Red Feather (younger brother of Crazy Horse’s first wife) … Crazy Horse was a nice looking man, with brown – not black – hair, a sharp nose, and a narrow face. Nobody on the reservation nowadays looks like him. His nose was straight and thin. His hair was very long, straight, and fine in texture
Short Buffalo: (youngest brother of He Dog) … Crazy Horse was a man not very tall and not very short, neither broad nor thin. His hair was very light – about the color of yours . He was a trifle under six feet tall … [he] had a very light complexion, much lighter than the other Indians … His features were not like those of the rest of us. His face was not broad, and he had a sharp, high nose. He had black eyes that hardly ever looked straight at a man …
Little Killer (member of Crazy Horse’s band) … Crazy Horse was a short little man. He did not have black hair; he had brown hair like a white man’s, and a long straight nose. His eyes were black like a Lakota’s.
Dr. McGillycuddy (attending physician at Fort Robinson) … Crazy Horse was a strange looking Indian, and I would have known him anywhere
Lt. Bourke (Army officer) … quite young, not over 30 years old, five feet eight inches high, lithe and sinewy … with a scar on his face
Frank Grouard (Scout) he was light-complexioned, with sandy hair, and did not have the customary high cheekbones of an Indian
Indian Oral Tradition:
Joseph Black Elk: (1966) … light complexion, brown eyes, dark hair, weight about 150 pounds, height five feet, five inches
Jessie Eagle Heart: (1962) … light complexioned, thin faced, straight nose and he wore braids. His hair came to his waist.
I don’t know about you, but nowhere in there do I even remotely hear words used that would cause a writer to describe him as an “Apollo.”
So, this description, promoted today as it is, and coupled with mental images we have from movies, completely falsifies the realities of the knowledge we have of this guy. THAT is revisionism.
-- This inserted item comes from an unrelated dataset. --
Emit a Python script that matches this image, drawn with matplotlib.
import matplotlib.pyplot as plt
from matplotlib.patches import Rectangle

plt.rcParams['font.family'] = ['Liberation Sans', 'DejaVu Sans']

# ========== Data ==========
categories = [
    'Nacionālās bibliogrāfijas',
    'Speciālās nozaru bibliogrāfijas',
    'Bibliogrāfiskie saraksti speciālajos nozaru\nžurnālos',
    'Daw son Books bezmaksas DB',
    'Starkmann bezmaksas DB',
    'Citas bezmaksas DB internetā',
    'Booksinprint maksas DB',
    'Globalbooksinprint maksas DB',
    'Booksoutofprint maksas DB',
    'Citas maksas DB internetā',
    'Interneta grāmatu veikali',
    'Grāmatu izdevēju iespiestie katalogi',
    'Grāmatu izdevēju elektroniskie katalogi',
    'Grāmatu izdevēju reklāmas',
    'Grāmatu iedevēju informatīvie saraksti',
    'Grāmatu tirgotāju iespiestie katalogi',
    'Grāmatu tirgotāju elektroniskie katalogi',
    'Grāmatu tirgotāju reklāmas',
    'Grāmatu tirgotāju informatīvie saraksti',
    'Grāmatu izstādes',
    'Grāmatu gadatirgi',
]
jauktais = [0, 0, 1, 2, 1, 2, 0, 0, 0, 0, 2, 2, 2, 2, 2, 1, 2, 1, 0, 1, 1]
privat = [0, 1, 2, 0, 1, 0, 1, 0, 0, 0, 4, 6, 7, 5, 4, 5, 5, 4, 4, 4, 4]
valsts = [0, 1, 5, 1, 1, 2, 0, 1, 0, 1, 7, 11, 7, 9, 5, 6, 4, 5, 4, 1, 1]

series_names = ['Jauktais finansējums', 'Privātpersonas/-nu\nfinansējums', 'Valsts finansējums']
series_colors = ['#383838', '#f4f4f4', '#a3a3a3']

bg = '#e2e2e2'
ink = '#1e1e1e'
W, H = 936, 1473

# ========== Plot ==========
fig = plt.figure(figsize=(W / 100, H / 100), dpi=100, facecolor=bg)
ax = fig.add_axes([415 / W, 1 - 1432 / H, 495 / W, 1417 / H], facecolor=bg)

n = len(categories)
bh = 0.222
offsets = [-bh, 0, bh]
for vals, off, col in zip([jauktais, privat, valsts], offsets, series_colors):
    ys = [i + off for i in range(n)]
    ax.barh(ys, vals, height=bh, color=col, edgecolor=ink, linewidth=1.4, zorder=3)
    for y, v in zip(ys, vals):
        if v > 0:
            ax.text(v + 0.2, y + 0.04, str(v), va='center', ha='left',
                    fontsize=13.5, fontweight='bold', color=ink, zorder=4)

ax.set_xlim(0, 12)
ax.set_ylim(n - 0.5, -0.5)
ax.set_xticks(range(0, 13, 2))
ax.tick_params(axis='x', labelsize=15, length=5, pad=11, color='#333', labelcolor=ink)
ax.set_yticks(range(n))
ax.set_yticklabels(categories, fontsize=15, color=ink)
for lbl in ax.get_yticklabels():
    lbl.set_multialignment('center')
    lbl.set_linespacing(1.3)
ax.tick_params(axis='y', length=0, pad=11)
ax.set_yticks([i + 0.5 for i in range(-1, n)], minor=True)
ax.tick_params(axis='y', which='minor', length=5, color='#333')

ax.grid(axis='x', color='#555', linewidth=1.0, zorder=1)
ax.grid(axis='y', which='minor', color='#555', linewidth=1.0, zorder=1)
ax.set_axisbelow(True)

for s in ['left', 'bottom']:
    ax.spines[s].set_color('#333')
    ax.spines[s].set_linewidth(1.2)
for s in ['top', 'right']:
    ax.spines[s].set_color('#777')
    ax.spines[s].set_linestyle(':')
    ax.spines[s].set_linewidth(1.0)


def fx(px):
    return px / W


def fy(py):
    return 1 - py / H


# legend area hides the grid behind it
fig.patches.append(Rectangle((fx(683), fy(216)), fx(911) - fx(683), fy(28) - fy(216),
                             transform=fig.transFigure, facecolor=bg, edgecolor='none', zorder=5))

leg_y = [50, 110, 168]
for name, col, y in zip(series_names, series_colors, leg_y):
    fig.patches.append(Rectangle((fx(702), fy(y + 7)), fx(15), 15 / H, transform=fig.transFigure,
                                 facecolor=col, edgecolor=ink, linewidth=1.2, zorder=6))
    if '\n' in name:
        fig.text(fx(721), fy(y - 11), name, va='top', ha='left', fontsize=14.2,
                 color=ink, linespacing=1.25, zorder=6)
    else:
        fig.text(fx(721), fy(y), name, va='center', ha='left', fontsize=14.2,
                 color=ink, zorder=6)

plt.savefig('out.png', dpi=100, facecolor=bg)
We live in a Politically Correct world, manipulated by media … I’m not convinced the average citizen believes in PC … it’s kind of like the vocal minority, but it’s dangerous. It is one thing to revise history based on new-found knowledge. That should be an ongoing process. To promote blatant misrepresentations, especially when the record is out there to check, is revisionism, and promotes an agenda apart from the truth.
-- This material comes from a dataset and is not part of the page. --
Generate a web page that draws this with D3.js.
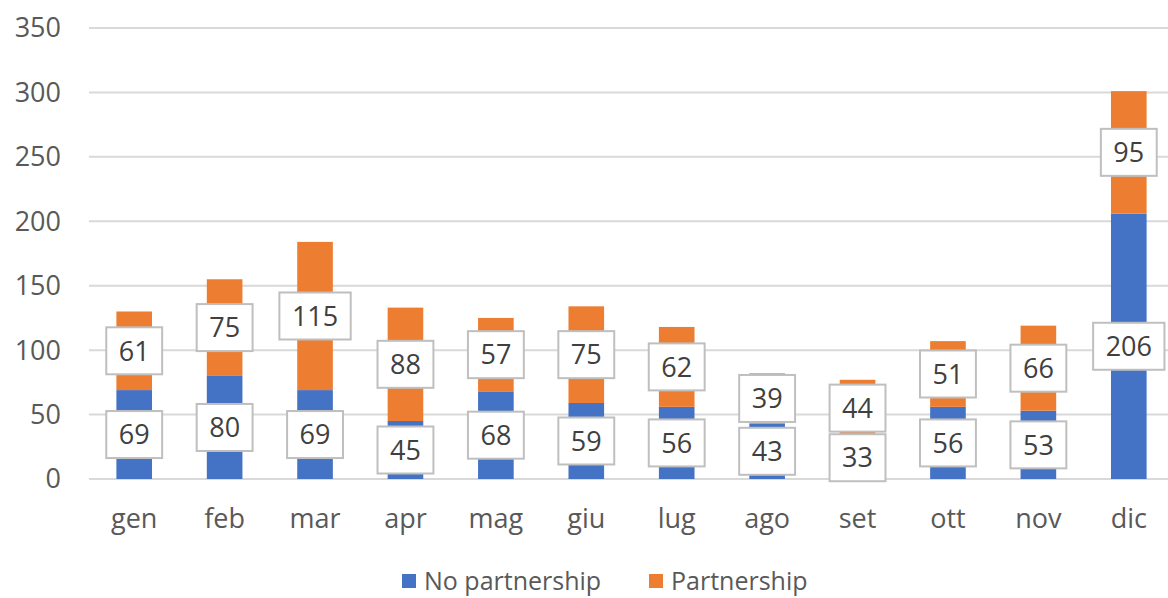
<!DOCTYPE html>
<html>
<head>
<meta charset="utf-8">
<script src="https://cdn.jsdelivr.net/npm/d3@7"></script>
<style>
  body { margin: 0; background: #fff; }
  svg text { font-family: "Open Sans", "Liberation Sans", sans-serif; }
</style>
</head>
<body>
<script>
'use strict'
const months = ["gen", "feb", "mar", "apr", "mag", "giu", "lug", "ago", "set", "ott", "nov", "dic"];
const noPartnership = [69, 80, 69, 45, 68, 59, 56, 43, 33, 56, 53, 206];
const partnership = [61, 75, 115, 88, 57, 75, 62, 39, 44, 51, 66, 95];
const seriesNames = ["No partnership", "Partnership"];
const yTicks = [0, 50, 100, 150, 200, 250, 300, 350];

const width = 1168, height = 598;
const colors = ["#4472C4", "#ED7D31"];
const textColor = "#595959";

const svg = d3.select("body").append("svg")
    .attr("width", width)
    .attr("height", height);

const x = d3.scaleBand()
    .domain(months)
    .range([89, 1174])
    .paddingInner(0.606)
    .paddingOuter(0.303);

const y = d3.scaleLinear()
    .domain([0, 350])
    .range([479, 28]);

// gridlines
svg.append("g")
    .selectAll("line")
    .data(yTicks)
    .enter()
    .append("line")
    .attr("x1", 89)
    .attr("x2", width)
    .attr("y1", d => y(d))
    .attr("y2", d => y(d))
    .attr("stroke", "#d9d9d9")
    .attr("stroke-width", 2);

// y axis labels
svg.append("g")
    .selectAll("text")
    .data(yTicks)
    .enter()
    .append("text")
    .attr("x", 61)
    .attr("y", d => y(d))
    .attr("dy", "0.35em")
    .attr("text-anchor", "end")
    .attr("font-size", "27px")
    .attr("fill", textColor)
    .text(d => d);

// stacked data
const table = months.map((m, i) => ({ month: m, a: noPartnership[i], b: partnership[i] }));
const stack = d3.stack().keys(["a", "b"])(table);

const layers = svg.append("g")
    .selectAll("g")
    .data(stack)
    .enter()
    .append("g")
    .attr("fill", (d, i) => colors[i]);

layers.selectAll("rect")
    .data(d => d)
    .enter()
    .append("rect")
    .attr("x", d => x(d.data.month))
    .attr("width", x.bandwidth())
    .attr("y", d => y(d[1]))
    .attr("height", d => y(d[0]) - y(d[1]));

// data labels in boxes
const labels = svg.append("g")
    .selectAll("g")
    .data(stack.flatMap(s => s.map(d => ({ month: d.data.month, v: d[1] - d[0], mid: (d[0] + d[1]) / 2 }))))
    .enter()
    .append("g")
    .attr("transform", d => "translate(" + (x(d.month) + x.bandwidth() / 2) + "," + y(d.mid) + ")");

labels.append("rect")
    .attr("fill", "#fff")
    .attr("stroke", "#bfbfbf")
    .attr("stroke-width", 2);

labels.append("text")
    .attr("text-anchor", "middle")
    .attr("dy", "0.36em")
    .attr("font-size", "27px")
    .attr("fill", "#404040")
    .text(d => d.v);

labels.each(function() {
    const g = d3.select(this);
    const w = g.select("text").node().getComputedTextLength() + 25;
    const h = 47;
    g.select("rect")
        .attr("x", -w / 2)
        .attr("y", -h / 2)
        .attr("width", w)
        .attr("height", h);
});

// x axis labels
svg.append("g")
    .selectAll("text")
    .data(months)
    .enter()
    .append("text")
    .attr("x", d => x(d) + x.bandwidth() / 2)
    .attr("y", 519)
    .attr("dy", "0.35em")
    .attr("text-anchor", "middle")
    .attr("font-size", "27px")
    .attr("fill", textColor)
    .text(d => d);

// legend
const legendX = [402, 649];
const legend = svg.append("g")
    .selectAll("g")
    .data(seriesNames)
    .enter()
    .append("g")
    .attr("transform", (d, i) => "translate(" + legendX[i] + ",581)");

legend.append("rect")
    .attr("x", 0)
    .attr("y", -7)
    .attr("width", 14)
    .attr("height", 14)
    .attr("fill", (d, i) => colors[i]);

legend.append("text")
    .attr("x", 22)
    .attr("dy", "0.35em")
    .attr("font-size", "25px")
    .attr("fill", textColor)
    .text(d => d);
</script>
</body>
</html>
Like I said, Eastman’s “bio” can easily be dissected and exposed. Anyone using it to illustrate history, at best hasn’t done their homework. Just one more example. Eastman says, near the end:
“Thus died one of the ablest and truest American Indians. His life was ideal; his record clean. He was never involved in any of the numerous massacres on the trail, but was a leader in practically every open fight.”
I cannot believe Eastman says this, though it is understandable … he probably didn’t have access to the words of others. But, in today’s age, to promote this is shocking! ” … his record clean”??? Crazy Horse had his position as Shirt Wearer taken away from him because of infidelity. That is a fact. A very good case could be made to substantiate the notion that Crazy Horse did become ” … involved in any of the numerous massacres on the trail” after the death of his young daughter.
This is sad, to me. It is very possible to honor the great deeds of this man … a true Lakota Patriot … and stick to the facts. Embellishing is totally counter-productive.
This is what I mean by “revisionist history,” and it is all around us.